Fannie Mae has begun requiring quarterly information as well. Based on effective gross income and occupancy information provided by its primary servicers, it loads expenses to arrive at DSCRs. Fannie is also adapting its inspection form to move from the more subjective MBA template to something with more readily sortable data. More attention is also being directed at building or other code violations, especially in New York City, since that can often be a leading indicator of deterioration to come. (As an aside, see my earlier post "Must Investors Rush In ..." for a vivid example of just such a situation.) Last, Fannie is looking at its middle tier borrowers ($50-$250 million), including their non-Fannie debt, to analyze that group's future ability to perform.

All the panelists expressed a sense that borrowers were reluctant to face the possibility that the market recovery might be either too tepid or late to bail out their project, and that delays in confronting that could prove their undoing.

Returning to the panel's main themes, Wells Fargo's representative pointed out that one-third of its portfolio matures in the next 5 years, and that grappling with that was a critical institutional challenge.
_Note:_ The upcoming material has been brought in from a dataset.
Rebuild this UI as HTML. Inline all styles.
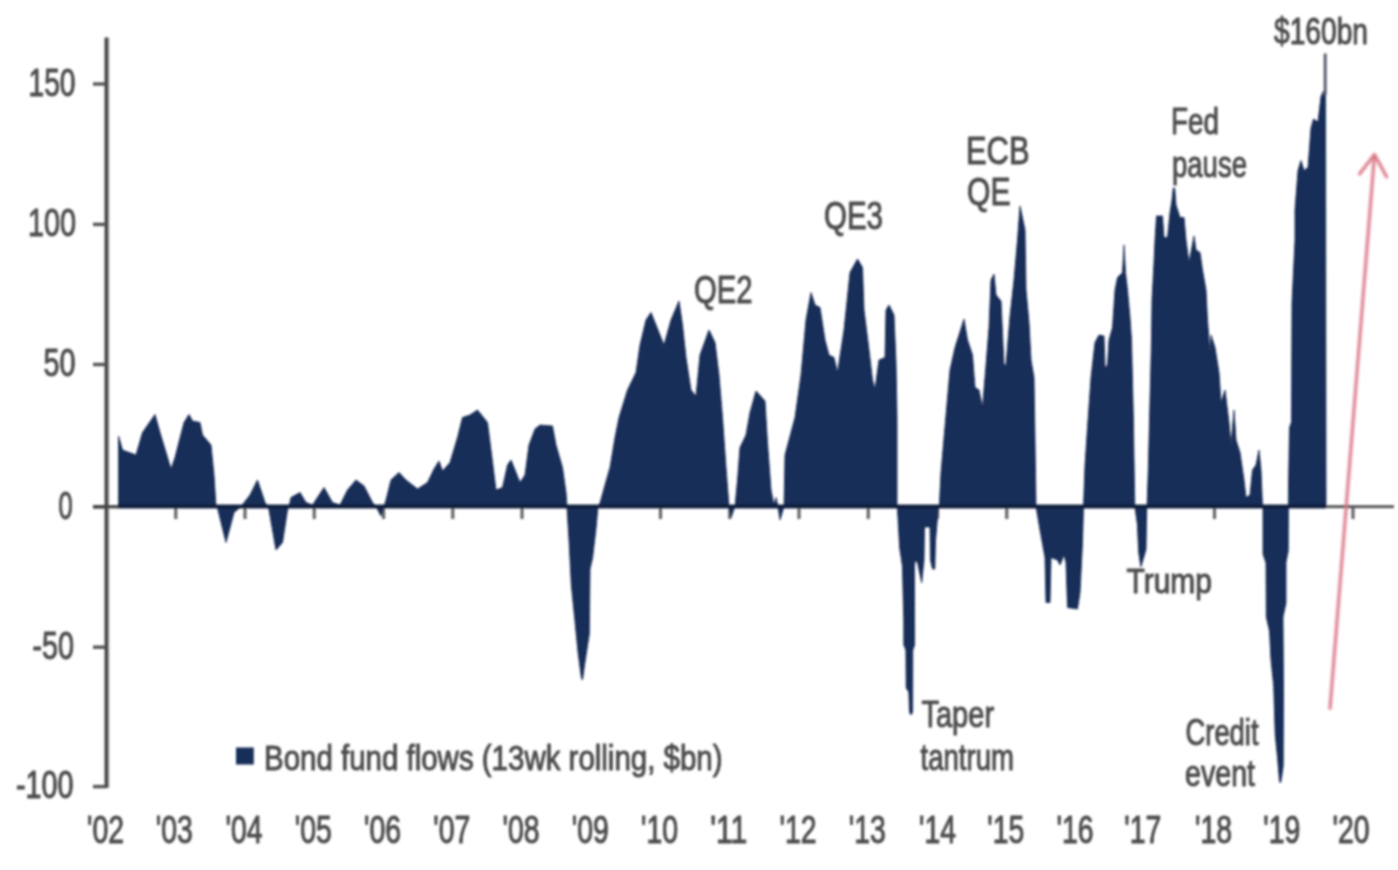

Trends in delinquencies, defaults and loss severities was also palpable: loss severities of 7% in 2007, 11% in 2008, and over 30% in 2009. The good news? There were no surprises in this data, most of it being traceable to the 2006-07 origination cycle when interest-only loans and relaxed underwriting predominated.

Asked whether owners were observably bleeding their properties, Fannie Mae's panelist commented that she'd noticed borrowers would bleed their CMBS properties first for fear of being tainted by Fannie going forward. A recognition of the GSE's market dominance, to be sure. Still, Fannie has been looking at how these borrowers have been handling non-DUS loans because this information predicts their likelihood of bleeding Fannie properties, too.

Overall impressions from this panel? Servicers have ample reason to be concerned, though they are not deluded by the scale of the problems or resources required. Clearly borrowers should be better prepared for negative contingencies than they appear to be now.

So it's a "hope for the best, prepare for the worst" scenario.